Analogous to case (1) in the proof for odd lengths:

if all_known_values_less:
    x[half_1] == sorted_known[half_1]
    x[half_2] == sorted_known[half_2]

Analogous to case (2):

if all_missing_values_less:
    x[half_1] == sorted_known[half_1 - nna]
    x[half_2] == sorted_known[half_2 - nna]

As in the previous proof, the extremes put bounds on the midpoints:

sorted_known[half_1 - nna] <= x[half_1] <= sorted_known[half_1]
sorted_known[half_2 - nna] <= x[half_2] <= sorted_known[half_2]

Both pairs of extremes need to be equal, or else there are at least two possible medians, and the true median is unknown:

if sorted_known[half_1 - nna] == sorted_known[half_1] &&
   sorted_known[half_2 - nna] == sorted_known[half_2]:
      (sorted_known[half_1] + sorted_known[half_2]) / 2 == (x[half_1] + x[half_2]) / 2
      set possible_medians == { (sorted_known[half_1] + sorted_known[half_2]) / 2 }
   else:
      set possible_medians == { 
        (sorted_known[half_1 - nna] + sorted_known[half_2 - nna]) / 2;
        ...;
        (sorted_known[half_1] + sorted_known[half_2]) / 2
      }

The return value can be simplified from (sorted_known[half_1] + sorted_known[half_2]) / 2 to x[half_1]:

# Two general reminders:
nna > 0
sorted_known[half_2 - 1] == sorted_known[half_1]

if sorted_known[half_1 - nna] == sorted_known[half_1] &&
   sorted_known[half_2 - nna] == sorted_known[half_2]:
     # Is this possible?
     if sorted_known[half_1] != sorted_known[half_2]:
          sorted_known[half_2 - 1] != sorted_known[half_2]
          # It isn't, because the median would then depend
          # on the missing values' position within
          # the rank order:
          if all_known_values_less:
               x[half_1] < (x[half_1] + x[half_2]) / 2 < x[half_2]
          if all_missing_values_less:
               x[half_1] <= (x[half_1] + x[half_2]) / 2 <= x[half_2]

As a consequence, more than one value is possible for each of x[half_1] and x[half_2] given the missing values. This, in turn, contradicts the basic premise that each of the two values around the median remains equal when offset by nna. If this premise is false, however, the median cannot be determined, as shown above.
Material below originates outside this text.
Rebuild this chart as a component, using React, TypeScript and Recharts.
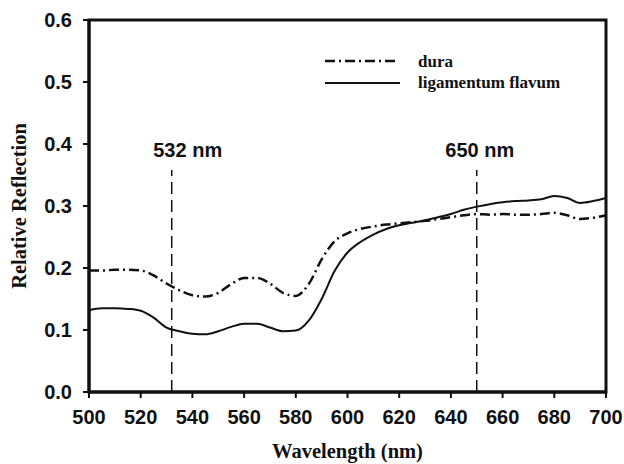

This is why half_1 and half_2 must be equal in order for the median to be determined, and since the mean of two equal values is equal to each of them, the median is equal to both x[half_1] and x[half_2].

If the median of an even-length distribution with missing values can be determined at all, the algorithm can simply return x[half_1] instead of (x[half_1] + x[half_2]) / 2. Simplifying the algorithm in this way makes it more efficient.